EXERCISE BRIEF: Copy exactly the lines from the start of the material through the line with "const y = d3.scaleLinear().domain([0, 5000]).range([428, 21]);". Pictures stay out of the copy.

- - -

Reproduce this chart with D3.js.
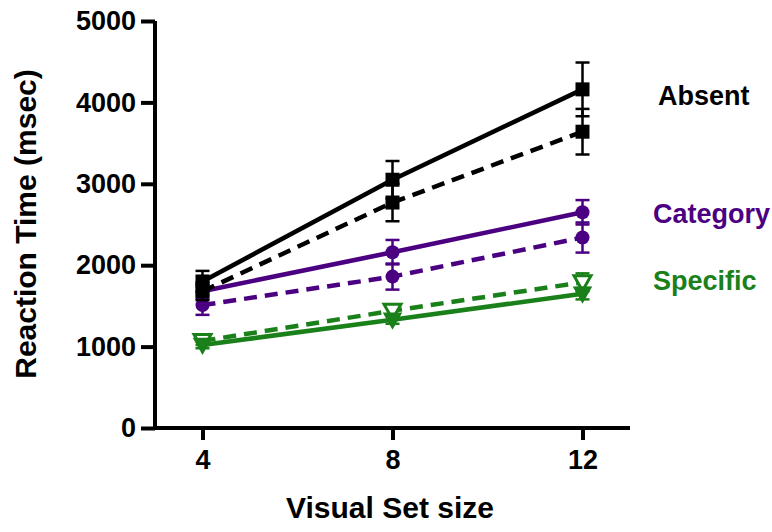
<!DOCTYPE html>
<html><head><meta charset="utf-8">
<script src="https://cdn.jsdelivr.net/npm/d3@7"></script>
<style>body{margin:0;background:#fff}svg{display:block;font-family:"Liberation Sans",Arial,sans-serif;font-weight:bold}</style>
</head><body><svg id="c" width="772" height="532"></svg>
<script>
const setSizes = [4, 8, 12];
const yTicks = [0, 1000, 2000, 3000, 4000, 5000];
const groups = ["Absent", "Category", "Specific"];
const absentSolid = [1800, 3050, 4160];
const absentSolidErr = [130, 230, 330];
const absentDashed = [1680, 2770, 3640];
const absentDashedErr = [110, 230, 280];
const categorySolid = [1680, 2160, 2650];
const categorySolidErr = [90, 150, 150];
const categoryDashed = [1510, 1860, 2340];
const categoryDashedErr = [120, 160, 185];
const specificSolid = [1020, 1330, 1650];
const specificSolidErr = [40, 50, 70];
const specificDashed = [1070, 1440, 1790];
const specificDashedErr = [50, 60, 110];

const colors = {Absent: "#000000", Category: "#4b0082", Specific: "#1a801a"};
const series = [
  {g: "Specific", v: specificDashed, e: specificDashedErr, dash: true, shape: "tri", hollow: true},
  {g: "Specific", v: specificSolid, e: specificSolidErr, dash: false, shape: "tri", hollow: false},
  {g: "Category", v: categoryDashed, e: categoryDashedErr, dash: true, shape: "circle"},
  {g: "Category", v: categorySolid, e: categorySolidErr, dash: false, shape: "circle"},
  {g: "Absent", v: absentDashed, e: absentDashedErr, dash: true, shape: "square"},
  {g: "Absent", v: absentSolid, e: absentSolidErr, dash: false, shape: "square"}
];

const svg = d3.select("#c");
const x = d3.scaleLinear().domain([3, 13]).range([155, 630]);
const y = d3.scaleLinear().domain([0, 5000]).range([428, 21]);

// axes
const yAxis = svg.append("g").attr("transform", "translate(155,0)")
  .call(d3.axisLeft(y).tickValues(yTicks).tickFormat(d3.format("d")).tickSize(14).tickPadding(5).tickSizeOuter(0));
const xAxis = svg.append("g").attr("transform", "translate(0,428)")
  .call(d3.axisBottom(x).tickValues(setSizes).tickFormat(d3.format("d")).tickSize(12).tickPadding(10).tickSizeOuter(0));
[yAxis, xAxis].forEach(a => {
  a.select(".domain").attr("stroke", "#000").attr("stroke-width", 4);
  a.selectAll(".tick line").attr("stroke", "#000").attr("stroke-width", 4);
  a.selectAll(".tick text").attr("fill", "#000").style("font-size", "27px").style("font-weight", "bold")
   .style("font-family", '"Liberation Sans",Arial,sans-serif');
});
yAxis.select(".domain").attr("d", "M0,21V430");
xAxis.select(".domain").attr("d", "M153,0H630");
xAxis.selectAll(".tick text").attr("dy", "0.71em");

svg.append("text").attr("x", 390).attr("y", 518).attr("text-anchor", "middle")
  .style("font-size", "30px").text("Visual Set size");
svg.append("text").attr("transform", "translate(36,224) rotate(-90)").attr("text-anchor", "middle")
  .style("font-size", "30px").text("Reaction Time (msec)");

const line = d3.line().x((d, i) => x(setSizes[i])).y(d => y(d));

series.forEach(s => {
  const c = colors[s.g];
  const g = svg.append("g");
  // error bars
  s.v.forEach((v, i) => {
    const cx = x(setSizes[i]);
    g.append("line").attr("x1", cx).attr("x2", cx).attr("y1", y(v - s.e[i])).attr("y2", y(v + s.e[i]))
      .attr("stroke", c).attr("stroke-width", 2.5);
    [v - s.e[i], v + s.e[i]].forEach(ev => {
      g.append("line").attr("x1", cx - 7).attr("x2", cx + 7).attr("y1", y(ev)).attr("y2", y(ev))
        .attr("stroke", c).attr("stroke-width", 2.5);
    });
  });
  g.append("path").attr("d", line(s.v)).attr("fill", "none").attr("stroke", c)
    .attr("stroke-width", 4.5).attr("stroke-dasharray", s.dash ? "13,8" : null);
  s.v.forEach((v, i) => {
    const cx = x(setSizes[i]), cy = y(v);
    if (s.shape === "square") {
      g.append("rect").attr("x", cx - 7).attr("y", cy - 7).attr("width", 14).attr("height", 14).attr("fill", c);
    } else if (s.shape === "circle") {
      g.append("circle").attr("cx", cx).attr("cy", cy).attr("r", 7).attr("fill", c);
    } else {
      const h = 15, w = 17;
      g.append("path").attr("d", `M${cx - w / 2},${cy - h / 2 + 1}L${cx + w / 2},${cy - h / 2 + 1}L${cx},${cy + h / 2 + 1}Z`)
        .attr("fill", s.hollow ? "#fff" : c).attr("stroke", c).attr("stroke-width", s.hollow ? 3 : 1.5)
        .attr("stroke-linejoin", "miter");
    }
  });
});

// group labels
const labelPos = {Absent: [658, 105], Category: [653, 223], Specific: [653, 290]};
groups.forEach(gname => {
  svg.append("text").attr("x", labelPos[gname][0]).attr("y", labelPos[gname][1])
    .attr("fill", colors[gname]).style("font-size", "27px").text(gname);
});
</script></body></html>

- - -

TASK SOLUTION:
Reproduce this chart with D3.js.
<!DOCTYPE html>
<html><head><meta charset="utf-8">
<script src="https://cdn.jsdelivr.net/npm/d3@7"></script>
<style>body{margin:0;background:#fff}svg{display:block;font-family:"Liberation Sans",Arial,sans-serif;font-weight:bold}</style>
</head><body><svg id="c" width="772" height="532"></svg>
<script>
const setSizes = [4, 8, 12];
const yTicks = [0, 1000, 2000, 3000, 4000, 5000];
const groups = ["Absent", "Category", "Specific"];
const absentSolid = [1800, 3050, 4160];
const absentSolidErr = [130, 230, 330];
const absentDashed = [1680, 2770, 3640];
const absentDashedErr = [110, 230, 280];
const categorySolid = [1680, 2160, 2650];
const categorySolidErr = [90, 150, 150];
const categoryDashed = [1510, 1860, 2340];
const categoryDashedErr = [120, 160, 185];
const specificSolid = [1020, 1330, 1650];
const specificSolidErr = [40, 50, 70];
const specificDashed = [1070, 1440, 1790];
const specificDashedErr = [50, 60, 110];

const colors = {Absent: "#000000", Category: "#4b0082", Specific: "#1a801a"};
const series = [
  {g: "Specific", v: specificDashed, e: specificDashedErr, dash: true, shape: "tri", hollow: true},
  {g: "Specific", v: specificSolid, e: specificSolidErr, dash: false, shape: "tri", hollow: false},
  {g: "Category", v: categoryDashed, e: categoryDashedErr, dash: true, shape: "circle"},
  {g: "Category", v: categorySolid, e: categorySolidErr, dash: false, shape: "circle"},
  {g: "Absent", v: absentDashed, e: absentDashedErr, dash: true, shape: "square"},
  {g: "Absent", v: absentSolid, e: absentSolidErr, dash: false, shape: "square"}
];

const svg = d3.select("#c");
const x = d3.scaleLinear().domain([3, 13]).range([155, 630]);
const y = d3.scaleLinear().domain([0, 5000]).range([428, 21]);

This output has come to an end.